*Short task:* Retype each line exactly. Skip images.

--- START OF Dataset extract ---

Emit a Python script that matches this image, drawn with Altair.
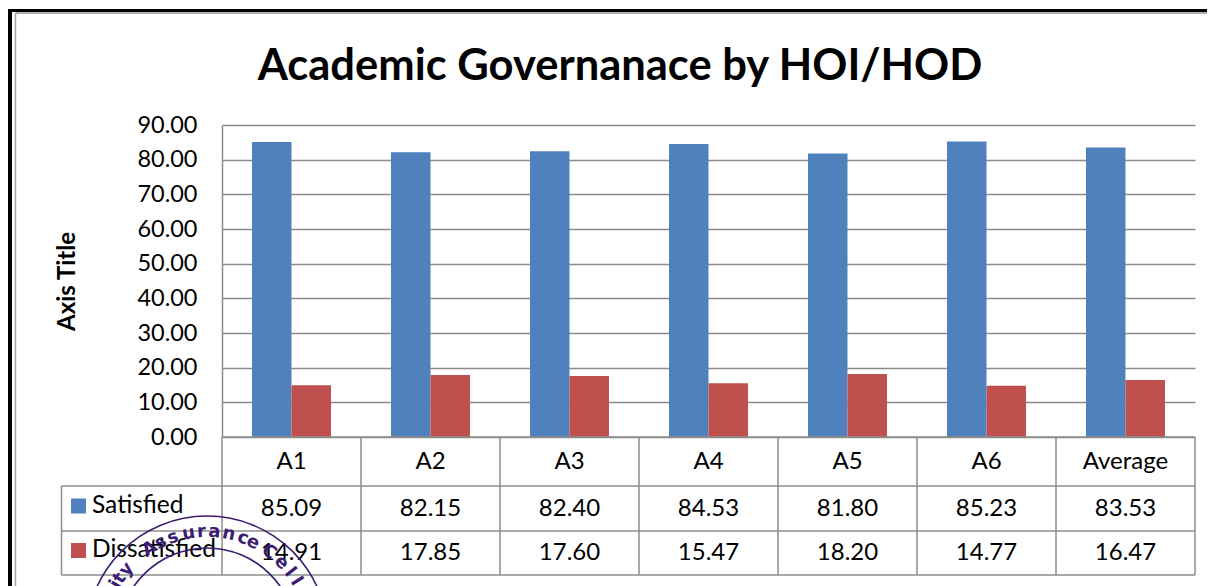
import altair as alt
import pandas as pd

cats = ["A1", "A2", "A3", "A4", "A5", "A6", "Average"]
satisfied = [85.09, 82.15, 82.40, 84.53, 81.80, 85.23, 83.53]
dissatisfied = [14.91, 17.85, 17.60, 15.47, 18.20, 14.77, 16.47]
series = ["Satisfied", "Dissatisfied"]
colors = ["#4f81bd", "#c0504d"]
title_text = ["Academic Governanace by HOI/HOD"]
GRID = "#8c8c8c"
FONT = "Lato"
W, H = 973, 312
LEFT, TOP = 214, 117

stamp_chars = list("lityAssuranceCell")
stamp_angles = [-64, -60, -56, -50, -33, -26, -19, -10, -3, 4, 12, 20, 26, 36, 45, 52, 58]

rows = pd.DataFrame(
    [{"cat": c, "series": "Satisfied", "value": v, "row": 1.5, "label": f"{v:.2f}"} for c, v in zip(cats, satisfied)]
    + [{"cat": c, "series": "Dissatisfied", "value": v, "row": 2.5, "label": f"{v:.2f}"} for c, v in zip(cats, dissatisfied)]
)
head = pd.DataFrame({"cat": cats, "row": [0.5] * 7})
legend = pd.DataFrame({"series": series, "row": [1.5, 2.5]})
edges = pd.DataFrame({"row": [0, 1, 2, 3]})
stamp = pd.DataFrame({"ch": stamp_chars, "deg": stamp_angles})
title_df = pd.DataFrame({"t": title_text})

xs = alt.Scale(domain=cats, paddingInner=0, paddingOuter=0)
xo = alt.Scale(domain=series, paddingInner=0, paddingOuter=0.76)
ys = alt.Scale(domain=[0, 1, 2, 3], range=[H, H + 49, H + 94, H + 138])
cs = alt.Scale(domain=series, range=colors)
X = alt.X("cat:N", scale=xs, axis=None, sort=cats)
Y = alt.Y("row:Q", scale=ys, axis=None)

bars = alt.Chart(rows).mark_bar().encode(
    x=X,
    xOffset=alt.XOffset("series:N", scale=xo, sort=series),
    y=alt.Y(
        "value:Q",
        scale=alt.Scale(domain=[0, 90], nice=False),
        axis=alt.Axis(
            values=list(range(0, 100, 10)), format=".2f", title="Axis Title", grid=True,
            gridColor=GRID, gridWidth=1.5, gridOpacity=1, domainColor=GRID, domainWidth=1.5,
            ticks=False, labelPadding=25, labelFontSize=23.5, labelColor="#000", labelFont=FONT,
            titleFont=FONT, titleFontSize=24, titleFontWeight="bold", titleColor="#000",
            titleX=-155, titleY=156, titleAngle=270, titleAlign="center", titleBaseline="middle",
        ),
    ),
    color=alt.Color("series:N", scale=cs, legend=None),
)

v_rules = alt.Chart(head).mark_rule(color=GRID, strokeWidth=1.5).encode(
    x=alt.X("cat:N", scale=xs, axis=None, sort=cats, bandPosition=0),
    y=alt.value(H), y2=alt.value(H + 138),
)
right_rule = alt.Chart(head.tail(1)).mark_rule(color=GRID, strokeWidth=1.5).encode(
    x=alt.X("cat:N", scale=xs, axis=None, sort=cats, bandPosition=1),
    y=alt.value(H), y2=alt.value(H + 138),
)
top_rule = alt.Chart(edges.head(1)).mark_rule(color=GRID, strokeWidth=1.5).encode(
    x=alt.value(0), x2=alt.value(W), y=Y,
)
row_rules = alt.Chart(edges.tail(3)).mark_rule(color=GRID, strokeWidth=1.5).encode(
    x=alt.value(-160.5), x2=alt.value(W), y=Y,
)
left_rule = alt.Chart(head.head(1)).mark_rule(color=GRID, strokeWidth=1.5).encode(
    x=alt.value(-160.5), y=alt.value(H + 49), y2=alt.value(H + 138),
)
head_text = alt.Chart(head).mark_text(font=FONT, fontSize=24, color="#000").encode(x=X, y=Y, text="cat:N")
val_text = alt.Chart(rows).mark_text(font=FONT, fontSize=24, color="#000").encode(x=X, y=Y, text="label:N")
keys = alt.Chart(legend).mark_square(size=225, opacity=1).encode(
    x=alt.value(-143.5), y=alt.Y("row:Q", scale=ys, axis=None),
    color=alt.Color("series:N", scale=cs, legend=None),
    yOffset=alt.value(-2.5),
)
key_text = alt.Chart(legend).mark_text(font=FONT, fontSize=24.5, color="#000", align="left", dy=-3).encode(
    x=alt.value(-130), y=Y, text="series:N",
)
title_mark = alt.Chart(title_df).mark_text(
    font=FONT, fontSize=43.5, fontWeight="bold", color="#000", align="center", baseline="alphabetic"
).encode(x=alt.value(398), y=alt.value(-45), text="t:N")

frame = [
    alt.Chart(edges.head(1)).mark_rule(color="#000", strokeWidth=4).encode(
        x=alt.value(2 - LEFT), y=alt.value(1 - TOP), y2=alt.value(H + 200)),
    alt.Chart(edges.head(1)).mark_rule(color="#000", strokeWidth=3).encode(
        x=alt.value(-LEFT), x2=alt.value(W + 40), y=alt.value(2.5 - TOP)),
    alt.Chart(edges.head(1)).mark_rule(color="#a0a0a0", strokeWidth=1.5).encode(
        x=alt.value(7.5 - LEFT), y=alt.value(5 - TOP), y2=alt.value(H + 200)),
    alt.Chart(edges.head(1)).mark_rule(color="#b0b0b0", strokeWidth=2).encode(
        x=alt.value(7.5 - LEFT), x2=alt.value(W + 40), y=alt.value(5 - TOP)),
]

CX, CY = 207 - 222, 637 - 125
rings = [
    alt.Chart(edges.head(1)).mark_arc(theta=0, theta2=6.2832, innerRadius=r - 0.8, outerRadius=r + 0.8, color="#3b1c72").encode(
        x=alt.value(CX), y=alt.value(CY))
    for r in (121, 89)
]
stamp_text = (
    alt.Chart(stamp)
    .transform_calculate(
        px=f"{CX} + 105 * sin(datum.deg * PI / 180)",
        py=f"{CY} - 105 * cos(datum.deg * PI / 180)",
        rot="(datum.deg + 360) % 360",
    )
    .mark_text(font="DejaVu Sans", fontSize=18, fontWeight="bold", color="#3b1c72")
    .encode(
        x=alt.X("px:Q", scale=None, axis=None),
        y=alt.Y("py:Q", scale=None, axis=None),
        angle=alt.Angle("rot:Q", scale=None),
        text="ch:N",
    )
)

chart = (
    alt.layer(
        bars, v_rules, right_rule, top_rule, row_rules, left_rule, head_text, val_text, keys, key_text,
        title_mark, *frame, *rings, stamp_text,
    )
    .resolve_scale(x="independent", y="independent", color="shared")
    .properties(
        width=W,
        height=H,
        padding={"left": LEFT, "top": TOP, "right": 12, "bottom": 149},
        autosize=alt.AutoSizeParams(type="none"),
        background="white",
    )
    .configure_view(stroke=None)
)
chart.save("out.html", embed_options={"renderer": "svg", "actions": False})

--- END OF Dataset extract ---

*The answer:*
Emit a Python script that matches this image, drawn with Altair.
import altair as alt
import pandas as pd

cats = ["A1", "A2", "A3", "A4", "A5", "A6", "Average"]
satisfied = [85.09, 82.15, 82.40, 84.53, 81.80, 85.23, 83.53]
dissatisfied = [14.91, 17.85, 17.60, 15.47, 18.20, 14.77, 16.47]
series = ["Satisfied", "Dissatisfied"]
colors = ["#4f81bd", "#c0504d"]
title_text = ["Academic Governanace by HOI/HOD"]
GRID = "#8c8c8c"
FONT = "Lato"
W, H = 973, 312
LEFT, TOP = 214, 117

stamp_chars = list("lityAssuranceCell")
stamp_angles = [-64, -60, -56, -50, -33, -26, -19, -10, -3, 4, 12, 20, 26, 36, 45, 52, 58]

rows = pd.DataFrame(
    [{"cat": c, "series": "Satisfied", "value": v, "row": 1.5, "label": f"{v:.2f}"} for c, v in zip(cats, satisfied)]
    + [{"cat": c, "series": "Dissatisfied", "value": v, "row": 2.5, "label": f"{v:.2f}"} for c, v in zip(cats, dissatisfied)]
)
head = pd.DataFrame({"cat": cats, "row": [0.5] * 7})
legend = pd.DataFrame({"series": series, "row": [1.5, 2.5]})
edges = pd.DataFrame({"row": [0, 1, 2, 3]})
stamp = pd.DataFrame({"ch": stamp_chars, "deg": stamp_angles})
title_df = pd.DataFrame({"t": title_text})

xs = alt.Scale(domain=cats, paddingInner=0, paddingOuter=0)
xo = alt.Scale(domain=series, paddingInner=0, paddingOuter=0.76)
ys = alt.Scale(domain=[0, 1, 2, 3], range=[H, H + 49, H + 94, H + 138])
cs = alt.Scale(domain=series, range=colors)
X = alt.X("cat:N", scale=xs, axis=None, sort=cats)
Y = alt.Y("row:Q", scale=ys, axis=None)

bars = alt.Chart(rows).mark_bar().encode(
    x=X,
    xOffset=alt.XOffset("series:N", scale=xo, sort=series),
    y=alt.Y(
        "value:Q",
        scale=alt.Scale(domain=[0, 90], nice=False),
        axis=alt.Axis(
            values=list(range(0, 100, 10)), format=".2f", title="Axis Title", grid=True,
            gridColor=GRID, gridWidth=1.5, gridOpacity=1, domainColor=GRID, domainWidth=1.5,
            ticks=False, labelPadding=25, labelFontSize=23.5, labelColor="#000", labelFont=FONT,
            titleFont=FONT, titleFontSize=24, titleFontWeight="bold", titleColor="#000",
            titleX=-155, titleY=156, titleAngle=270, titleAlign="center", titleBaseline="middle",
        ),
    ),
    color=alt.Color("series:N", scale=cs, legend=None),
)

v_rules = alt.Chart(head).mark_rule(color=GRID, strokeWidth=1.5).encode(
    x=alt.X("cat:N", scale=xs, axis=None, sort=cats, bandPosition=0),
    y=alt.value(H), y2=alt.value(H + 138),
)
right_rule = alt.Chart(head.tail(1)).mark_rule(color=GRID, strokeWidth=1.5).encode(
    x=alt.X("cat:N", scale=xs, axis=None, sort=cats, bandPosition=1),
    y=alt.value(H), y2=alt.value(H + 138),
)
top_rule = alt.Chart(edges.head(1)).mark_rule(color=GRID, strokeWidth=1.5).encode(
    x=alt.value(0), x2=alt.value(W), y=Y,
)
row_rules = alt.Chart(edges.tail(3)).mark_rule(color=GRID, strokeWidth=1.5).encode(
    x=alt.value(-160.5), x2=alt.value(W), y=Y,
)
left_rule = alt.Chart(head.head(1)).mark_rule(color=GRID, strokeWidth=1.5).encode(
    x=alt.value(-160.5), y=alt.value(H + 49), y2=alt.value(H + 138),
)
head_text = alt.Chart(head).mark_text(font=FONT, fontSize=24, color="#000").encode(x=X, y=Y, text="cat:N")
val_text = alt.Chart(rows).mark_text(font=FONT, fontSize=24, color="#000").encode(x=X, y=Y, text="label:N")
keys = alt.Chart(legend).mark_square(size=225, opacity=1).encode(
    x=alt.value(-143.5), y=alt.Y("row:Q", scale=ys, axis=None),
    color=alt.Color("series:N", scale=cs, legend=None),
    yOffset=alt.value(-2.5),
)
key_text = alt.Chart(legend).mark_text(font=FONT, fontSize=24.5, color="#000", align="left", dy=-3).encode(
    x=alt.value(-130), y=Y, text="series:N",
)
title_mark = alt.Chart(title_df).mark_text(
    font=FONT, fontSize=43.5, fontWeight="bold", color="#000", align="center", baseline="alphabetic"
).encode(x=alt.value(398), y=alt.value(-45), text="t:N")

frame = [
    alt.Chart(edges.head(1)).mark_rule(color="#000", strokeWidth=4).encode(
        x=alt.value(2 - LEFT), y=alt.value(1 - TOP), y2=alt.value(H + 200)),
    alt.Chart(edges.head(1)).mark_rule(color="#000", strokeWidth=3).encode(
        x=alt.value(-LEFT), x2=alt.value(W + 40), y=alt.value(2.5 - TOP)),
    alt.Chart(edges.head(1)).mark_rule(color="#a0a0a0", strokeWidth=1.5).encode(
        x=alt.value(7.5 - LEFT), y=alt.value(5 - TOP), y2=alt.value(H + 200)),
    alt.Chart(edges.head(1)).mark_rule(color="#b0b0b0", strokeWidth=2).encode(
        x=alt.value(7.5 - LEFT), x2=alt.value(W + 40), y=alt.value(5 - TOP)),
]

CX, CY = 207 - 222, 637 - 125
rings = [
    alt.Chart(edges.head(1)).mark_arc(theta=0, theta2=6.2832, innerRadius=r - 0.8, outerRadius=r + 0.8, color="#3b1c72").encode(
        x=alt.value(CX), y=alt.value(CY))
    for r in (121, 89)
]
stamp_text = (
    alt.Chart(stamp)
    .transform_calculate(
        px=f"{CX} + 105 * sin(datum.deg * PI / 180)",
        py=f"{CY} - 105 * cos(datum.deg * PI / 180)",
        rot="(datum.deg + 360) % 360",
    )
    .mark_text(font="DejaVu Sans", fontSize=18, fontWeight="bold", color="#3b1c72")
    .encode(
        x=alt.X("px:Q", scale=None, axis=None),
        y=alt.Y("py:Q", scale=None, axis=None),
        angle=alt.Angle("rot:Q", scale=None),
        text="ch:N",
    )
)

chart = (
    alt.layer(
        bars, v_rules, right_rule, top_rule, row_rules, left_rule, head_text, val_text, keys, key_text,
        title_mark, *frame, *rings, stamp_text,
    )
    .resolve_scale(x="independent", y="independent", color="shared")
    .properties(
        width=W,
        height=H,
        padding={"left": LEFT, "top": TOP, "right": 12, "bottom": 149},
        autosize=alt.AutoSizeParams(type="none"),
        background="white",
    )
    .configure_view(stroke=None)
)
chart.save("out.html", embed_options={"renderer": "svg", "actions": False})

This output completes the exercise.